KUCHING: The construction of the Sungai Sarawak-Sejingkat Bridge and Second Kuching-Samarahan Trunk Road will not only reduce traffic congestion along the Kuching-Samarahan Expressway but will also connect various points along the coastal highway.
Caretaker Chief Minister Datuk Patinggi Tan Sri Abang Johari Tun Openg said the project was part of the 14 bridges and coastal road and second trunk road network projects undertaken by the state government.
“The other main road that will connect up to Sebuyau is from Saramahan.

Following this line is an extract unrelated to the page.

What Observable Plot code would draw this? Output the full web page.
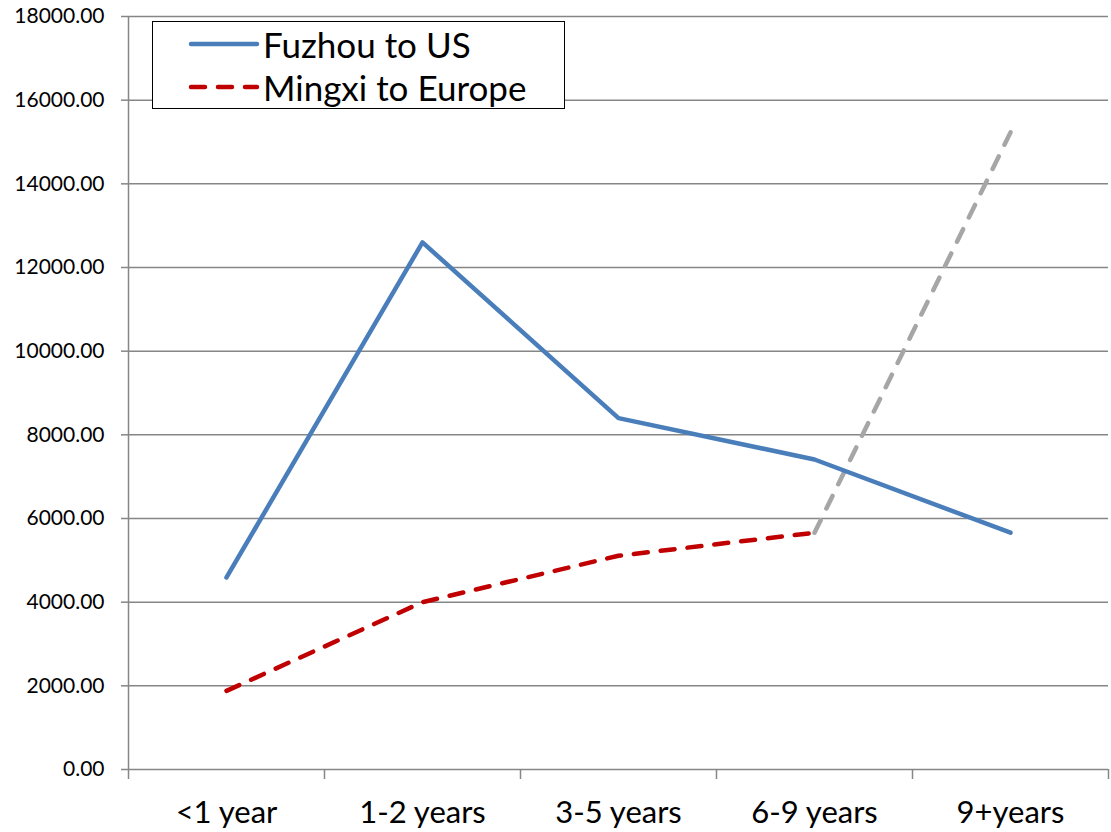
<!DOCTYPE html>
<html>
<head>
<meta charset="utf-8">
<script src="https://cdn.jsdelivr.net/npm/d3@7"></script>
<script src="https://cdn.jsdelivr.net/npm/@observablehq/plot@0.6"></script>
<style>
  html, body { margin: 0; padding: 0; background: #fff; }
  #wrap { position: relative; width: 1111px; height: 832px; font-family: Lato, "Open Sans", sans-serif; }
  #legend { position: absolute; left: 152px; top: 21px; width: 411px; height: 86px; border: 1px solid #000; background: #fff; }
  .lrow { position: absolute; left: 0; height: 36px; line-height: 36px; display: flex; align-items: center; font-size: 35px; color: #000; white-space: nowrap; }
</style>
</head>
<body>
<div id="wrap"><div id="chart"></div><div id="legend"></div></div>
<script>
const categories = ["<1 year", "1-2 years", "3-5 years", "6-9 years", "9+years"];
const fuzhou = [4590, 12600, 8400, 7410, 5660];
const mingxi = [1880, 4000, 5110, 5660, null];
const mingxiExt = [null, null, null, 5660, 15230];
const yTicks = [0, 2000, 4000, 6000, 8000, 10000, 12000, 14000, 16000, 18000];

const W = 1111, H = 832, mL = 128, mR = 3, mT = 16, mB = 63;
const band = (W - mL - mR) / categories.length;

const rows = categories.map((c, i) => ({c, f: fuzhou[i], m: mingxi[i], e: mingxiExt[i]}));
const grid = "#868686";
const dash = "14,13";

const plot = Plot.plot({
  width: W, height: H,
  marginLeft: mL, marginRight: mR, marginTop: mT, marginBottom: mB,
  style: {fontFamily: "Lato, 'Open Sans', sans-serif", color: "#000", background: "#fff", overflow: "visible"},
  x: {type: "band", domain: categories, padding: 0, label: null},
  y: {domain: [0, 18000], label: null},
  marks: [
    Plot.ruleY(yTicks, {stroke: grid, strokeWidth: 1.5}),
    Plot.ruleX([0], {x: () => categories[0], dx: -band / 2, y1: 0, y2: 18000, stroke: grid, strokeWidth: 1.5}),
    Plot.axisY({ticks: yTicks, tickSize: 7, tickPadding: 17, stroke: grid, strokeWidth: 1.5, tickFormat: d => d.toFixed(2), fontSize: 21, label: null, fill: "#000"}),
    Plot.axisX({ticks: categories, tickSize: 10, dx: -band / 2, stroke: grid, strokeWidth: 1.5, tickFormat: () => "", label: null}),
    Plot.axisX({ticks: categories.slice(-1), tickSize: 10, dx: band / 2, stroke: grid, strokeWidth: 1.5, tickFormat: () => "", label: null}),
    Plot.axisX({ticks: categories, tickSize: 0, tickPadding: 31, fontSize: 31, label: null, fill: "#000"}),
    Plot.line(rows, {x: "c", y: "e", stroke: "#A6A6A6", strokeWidth: 4.5, strokeDasharray: dash, strokeLinecap: "round"}),
    Plot.line(rows, {x: "c", y: "m", stroke: "#C00000", strokeWidth: 4.5, strokeDasharray: dash, strokeLinecap: "round"}),
    Plot.line(rows, {x: "c", y: "f", stroke: "#4A7EBB", strokeWidth: 4.5, strokeLinecap: "round"})
  ]
});
document.getElementById("chart").appendChild(plot);

const legendItems = [
  {label: "Fuzhou to US", color: "#4A7EBB", dash: null},
  {label: "Mingxi to Europe", color: "#C00000", dash: dash}
];
const lg = document.getElementById("legend");
legendItems.forEach((it, i) => {
  const row = document.createElement("div");
  row.className = "lrow";
  row.style.top = (i === 0 ? 4 : 47) + "px";
  row.innerHTML = `<svg width="110" height="36" style="flex:none"><line x1="38" x2="104" y1="18" y2="18" stroke="${it.color}" stroke-width="4.5" stroke-linecap="round" ${it.dash ? `stroke-dasharray="${it.dash}"` : ""}/></svg><span>${it.label}</span>`;
  lg.appendChild(row);
});
</script>
</body>
</html>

There will be the construction of a dual carriageway between the existing road near the Samarahan Bridge – Tambir junction, and this will go right up to Sebuyau and will enable people to use the coastal road,” he said in a press conference after officiating at the ground-breaking ceremony for the project concerned at the construction site along Jalan Bako on Sunday (Nov 21).
He said all these infrastructure developments were ongoing and would cost about RM11 billion, and take up to five years to complete from now until 2026.

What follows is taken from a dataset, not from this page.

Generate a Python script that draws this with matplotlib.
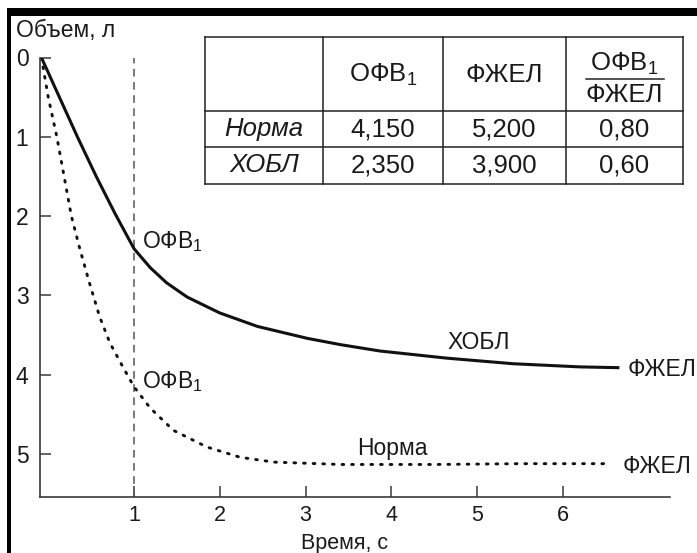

“Once all of these are completed, it will increase economic activities within all sectors, among others, tourism, agriculture, services,” he said.
Earlier, in his speech, Abang Johari said that as the state government plans all development projects such as bridges and roads, it also sees how these can impact the people and surrounding areas.
“When we see Saramahan, it is developing very fast with two universities there, Sarawak Heart Centre, High Technology Park, and the latest Sarawak Infectious Disease Centre (SIDC).
“There are people from Samarahan who work in this area (Sejingkat) thus causing traffic jams (along Kuching to Samarahan).
“That is why we build this bridge and road to connect Sejingkat to Samarahan and from Samarahan it connects directly right up to Sebuyau, Sibu as well as Miri,” he said.
He added that despite the cancellation of the Batang Lupar Bridge and Batang Igan Bridge projects by the previous Pakatan Harapan (PH) government, the state government decided to take over projects for the benefit of the people.
“We are able to fund these projects because of the extra revenue that we collect from the imposition of the State Sales Tax (SST) on petroleum products,” he said, adding that in three years, the state had collected RM7 billion from the SST.
Abang Johari said that the state would always find a way to increase the state revenue and that it was important to have alternative funding.
“When Gabungan Parti Sarawak (GPS) is given the mandate again (in the coming state polls) I will set up a Sovereign Fund.
“We will do it, and will bring it up to the State Legislative Assembly (DUN) (to be passed),” he pointed out.
He added that if there was no revenue from oil and gas resources, the state would still have the sovereign fund and not go bankrupt like what had been claimed by some parties.
“My intention is to develop Sarawak. There may be challenges along the way, but there must be a way to overcome it,” he said.
Most importantly, the chief minister said the people must remain united and Sarawak must have a strong and stable government in order for Sarawk to be developed and achieve the status of a high-income state.